On imagine ce que de trop nombreux cinéastes auraient fait avec un tel sujet – et on en frémit ! – et avec quelle complaisance ils auraient agi sur la corde sensible. Gus Van Sant, lui, filme tout simplement avec grâce. Sa caméra est une caresse. Son regard ne semble fait que de tendresse pour ses personnages et ses jeunes acteurs, et de confiance envers ses spectateurs.
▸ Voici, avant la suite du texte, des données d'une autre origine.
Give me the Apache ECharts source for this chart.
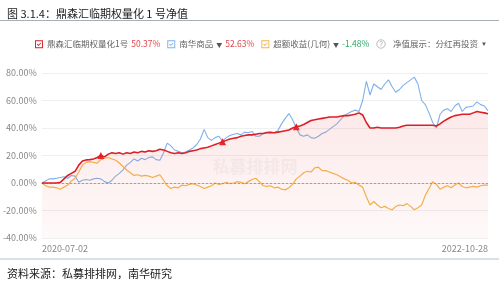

Gus Van Sant transforme cette histoire en conte intemporel sans niaiserie ni grandiloquence. Enoch se trouve visité par le fantôme d’un jeune aviateur japonais de la Seconde guerre mondiale, mort en kamikaze, qui est devenu son confident. Mia est passionnée par le monde animal et l’évolution des espèces : son idole est « Charlie » , Charles Darwin. Bref, c’est une jeune fille très attirée par la vie, tandis qu’Enoch a plutôt des tendances morbides. Leur alliance et leur amour vont donner une très jolie musique dont ils connaissent l’issue mais qu’ils décident de faire résonner avec le plus de vitalité et de douceur possibles. À l’instar des morceaux pop, dont le cinéaste est friand, qui ponctuent la bande son, jusqu’à cette dernière chanson du Velvet Underground interprétée par la voix de Nico. Une voix justement si délicate et éphémère. Comme la vie, l’amour, et comme cette sensation, parfois, que le cinéma est un miracle.